Natural Fabrics and Hand Dyeing

Nancy Sun saw a television program that changed her life.

Nancy spent fourteen years in the high-tech industry. When she became the mom of twins, and decided to stay home with them, she had a lot of time to watch TV (Not!), but last year she did happen to catch a story about indigo -- a natural plant dye -- being used in a hand process, in central China. She traveled to the rural village where fabric is still being dyed this natural way and decided to start an internet store to import the fabrics. She designed some clothing and after contracting to have it made there, she opened her shop.

Only a little more than a year later Indigo Passion by Sun is taking off. These traditional styles fashioned of natural cotton or linen and dyed by hand in the same way it was done over 500 years ago are now available. I love the beautiful colors that are available and the idea of supporting hand-crafted products available right here at reasonable prices. You can see a partial catalog (the site is under construction as I write this) at www.indigopassion.com.

Please visit and say "Salle sent me."

Monday, August 07, 2006

The Importance of Food

My brothers became gourmet chefs, for their private consumption, because they missed the food. I became a gourmand consumer of vast quantities of everything, because I missed the food.

It was always only the food that brought us together -- good, sometimes great, food. I remember rolling pie dough with Daddy and icing cakes with Mom. I remember Mommy-made cookies and Daddy-made candy -- all kinds of candy -- at Christmas time to give for gifts, to ourselves mostly.

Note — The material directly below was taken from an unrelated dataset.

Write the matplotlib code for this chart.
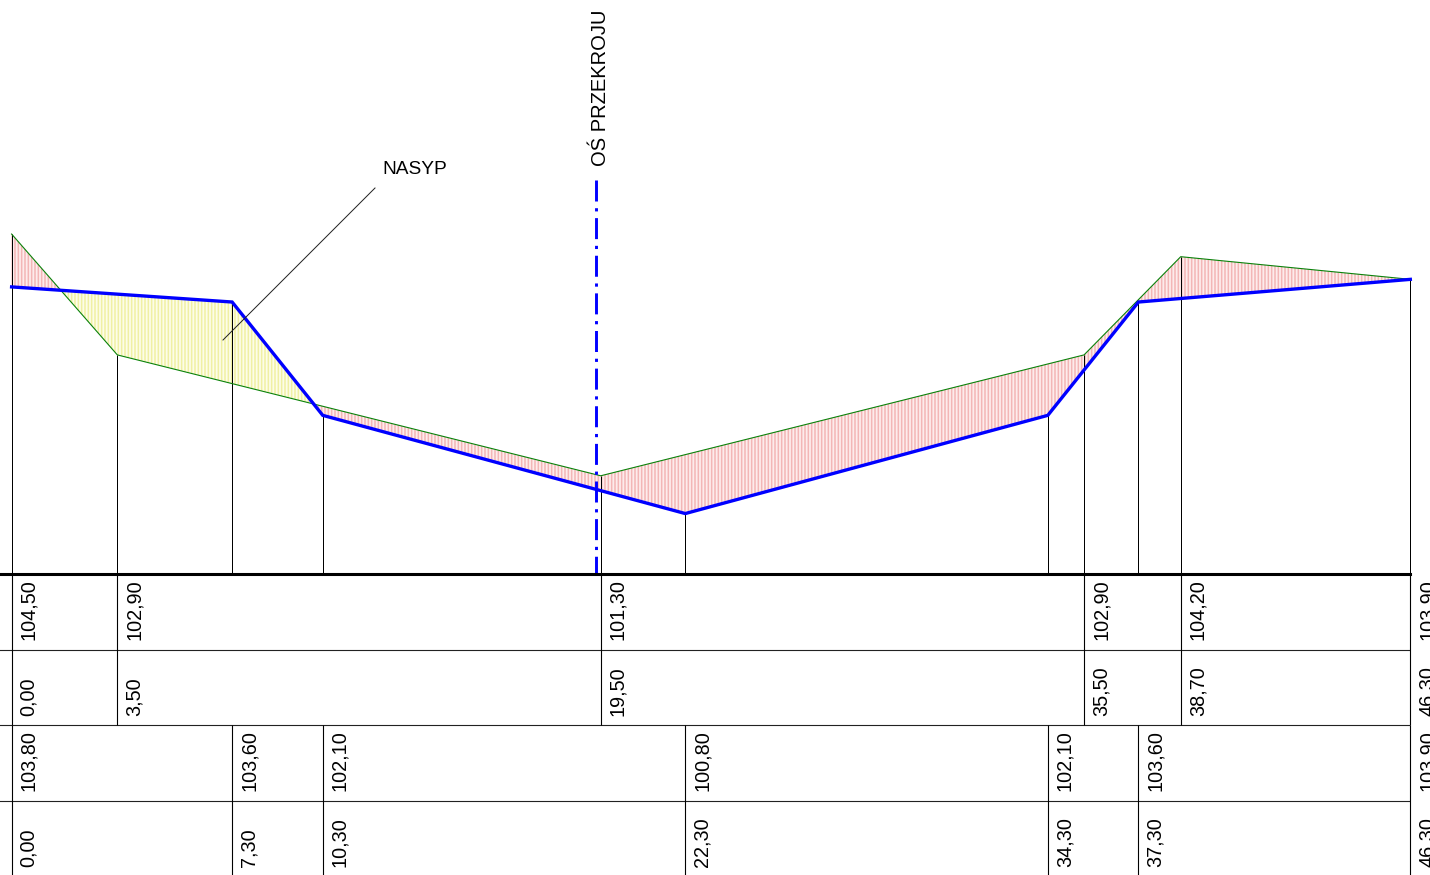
import matplotlib
matplotlib.use('Agg')
import matplotlib.pyplot as plt
import numpy as np
from matplotlib.lines import Line2D

plt.rcParams['font.family'] = ['Liberation Sans', 'DejaVu Sans']
plt.rcParams['hatch.linewidth'] = 1.1

# terrain (green) and design (blue) profiles, metres
GROUND_X = [0.00, 3.50, 19.50, 35.50, 38.70, 46.30]
GROUND_Z = [104.50, 102.90, 101.30, 102.90, 104.20, 103.90]
DESIGN_X = [0.00, 7.30, 10.30, 22.30, 34.30, 37.30, 46.30]
DESIGN_Z = [103.80, 103.60, 102.10, 100.80, 102.10, 103.60, 103.90]

GROUND_X_LABELS = ['0,00', '3,50', '19,50', '35,50', '38,70', '46,30']
GROUND_Z_LABELS = ['104,50', '102,90', '101,30', '102,90', '104,20', '103,90']
DESIGN_X_LABELS = ['0,00', '7,30', '10,30', '22,30', '34,30', '37,30', '46,30']
DESIGN_Z_LABELS = ['103,80', '103,60', '102,10', '100,80', '102,10', '103,60',
                   '103,90']

WIDTH, HEIGHT = 1430, 875
X0_PX = 11.6
PX_PER_M = 30.21
PX_PER_M_Z = 75.55
BASE_PX = 574
ROW_PX = 75.5
AXIS_X = 19.36
AXIS_TOP = 105.22
FONT = 14.3


def px(x, y):
    """Pixel position to figure fraction."""
    return x / WIDTH, 1 - y / HEIGHT


def _profile(axes):
    """Draw the cut and fill shading, both profiles and the drop lines."""
    ground_x = np.array(GROUND_X)
    ground_z = np.array(GROUND_Z)
    design_x = np.array(DESIGN_X)
    design_z = np.array(DESIGN_Z)

    stations = np.union1d(ground_x, design_x)
    ground = np.interp(stations, ground_x, ground_z)
    design = np.interp(stations, design_x, design_z)

    axes.fill_between(stations, ground, design, where=ground >= design,
                      interpolate=True, facecolor='#fdecec',
                      edgecolor='#f3b6b6', hatch='|' * 5, linewidth=0)
    axes.fill_between(stations, ground, design, where=ground <= design,
                      interpolate=True, facecolor='#fdfde8',
                      edgecolor='#f0f0a4', hatch='|' * 5, linewidth=0)

    axes.vlines(ground_x, 100, ground_z, color='black', linewidth=0.72)
    axes.vlines(design_x, 100, design_z, color='black', linewidth=0.72)
    axes.plot(ground_x, ground_z, color='#0a820a', linewidth=0.8)
    axes.plot(design_x, design_z, color='#0000ff', linewidth=2.4,
              solid_joinstyle='miter')
    axes.plot([AXIS_X, AXIS_X], [AXIS_TOP, 100], color='#0000ff',
              linewidth=2.1, dashes=(7.2, 2.3, 1.1, 2.3))


def _table(axes):
    """Draw the four rows of levels and distances under the profile."""
    axes.hlines([1, 2, 3], -1, GROUND_X[-1], color='#222222', linewidth=0.8)
    axes.vlines(GROUND_X, 0, 2, color='black', linewidth=0.8)
    axes.vlines(DESIGN_X, 2, 4, color='black', linewidth=0.8)

    rows = [(GROUND_X, GROUND_Z_LABELS, 1), (GROUND_X, GROUND_X_LABELS, 2),
            (DESIGN_X, DESIGN_Z_LABELS, 3), (DESIGN_X, DESIGN_X_LABELS, 4)]
    for xs, labels, row in rows:
        for x, label in zip(xs, labels):
            axes.text(x + 0.25, row - 0.12, label, rotation=90, ha='left',
                      va='bottom', fontsize=FONT, color='black')
    axes.plot([-1, GROUND_X[-1]], [0, 0], color='black', linewidth=2.2,
              clip_on=False, zorder=5)


fig = plt.figure(figsize=(WIDTH / 100, HEIGHT / 100), dpi=100)
xlim = (-X0_PX / PX_PER_M, (WIDTH - X0_PX) / PX_PER_M)

main = fig.add_axes([0, 1 - BASE_PX / HEIGHT, 1, BASE_PX / HEIGHT])
main.set_xlim(xlim)
main.set_ylim(100, 100 + BASE_PX / PX_PER_M_Z)
main.axis('off')
_profile(main)

table = fig.add_axes([0, 0, 1, 1 - BASE_PX / HEIGHT])
table.set_xlim(xlim)
table.set_ylim((HEIGHT - BASE_PX) / ROW_PX, 0)
table.axis('off')
_table(table)

x, y = px(382, 170)
fig.text(x, y, 'NASYP', fontsize=13.8, ha='left', va='center', color='black')
x, y = px(600, 87.5)
fig.text(x, y, 'OŚ PRZEKROJU', fontsize=FONT + 0.2, rotation=90, ha='center',
         va='center', color='black')

start, end = px(375, 188), px(223, 340)
fig.add_artist(Line2D([start[0], end[0]], [start[1], end[1]],
                      color='#222222', linewidth=0.72))

fig.savefig('out.png', dpi=100)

For instance, there was that Thanksgiving that we sat around the ten-foot diameter table that he built for the occasion, with 14 adults in a circle, and the 10 kids in the other room at card tables and TV trays. We started with hors d'ouevres of bits of things on crackers and hand-trimmed toast with wine. Then there were shrimp cocktails for the adults and tomato juice for the kids. Three bottles of wine accompanied the meal. There were two 20-lb turkeys and too many side dishes -- two kinds of stuffing, apple/raisin and chestnut; three kinds of cranberry sauce (two canned, one with berries and one jellied, and fresh chopped berries and oranges); hand-mashed potatoes made with cream and 1/2 a pound of butter with giblet gravy; candied yams with marshmallows melted brownly over the top; two green bean dishes (they had been picked one by one from the grocer's bin) with fresh mushrooms and slivered almonds (depending on the whims of the chef); corn coblets dripping in butter; a large mixed-greens salad with tomatoes, croutons and hand-shaken oil & vinegar dressing; a large dish of olives, three kind of pickles, carrot sticks, celery sticks, green onions, radishes and cucumber sticks; fresh rolls hand-punched and risen with real butter or margarine; and three kinds of pies for dessert -- pumpkin with fresh whipped cream, apple with cheddar cheese and cherry with ice cream,

And then, three hours later, after dinner, while the kids were running around in the twilight, the adults sat around the table and discussed politics, religion and other taboo subjects before running wet fingers around the rims of singing wine glasses and breaking into song and laughter.

This is why food is important. It brings people together.